Platform Technology Using Ubiquitin to Improve the Delivery and Efficacy of Cytosolic Targeted Toxins

Targeted toxins (TT) are hybrid protein drugs consisting of ligands that bind to the surface of cancer cells and deliver polypeptide toxins that kill malignant cells by inactivating cytosolic protein synthesis and inducing cell death. A major challenge in the construction of targeted toxins is reducing the nonspecific binding of the toxin moiety to normal tissues and increasing the cytotoxicity of the treatment.

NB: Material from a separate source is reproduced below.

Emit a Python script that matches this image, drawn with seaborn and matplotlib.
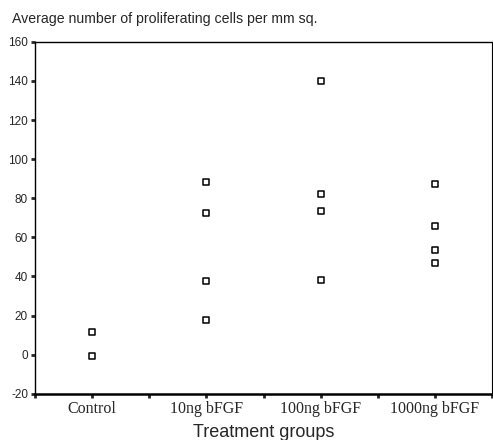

To address these issues, the NIH inventors have identified that the protein ubiquitin, a small protein in eukaryotic cells that plays a role in protein recycling, can separate the targeting moiety and the catalytic moiety of a TT in the cytosol of cells. By decoupling the two moieties, the cytotoxicity of the TT treatment can be greatly increased since the catalytic domain remains longer in the cytosol. This technology would be highly useful for all TT and immunotoxins that access the cytosol to either affect cytosolic targets or traffic to further sites of action. To validate this approach, the inventors have tested ubiquitin variants within a TT consisting of anthrax toxin lethal factor N-terminus (LFn) and Pseudomonas exotoxin A catalytic domain (PEIII). Here, they show that the intracellular release of the PEIII (catalytic moiety) is achievable and that ubiquitination of the TT controls the persistence of the TTs in the cytosol and thus controls the observed cytotoxicity.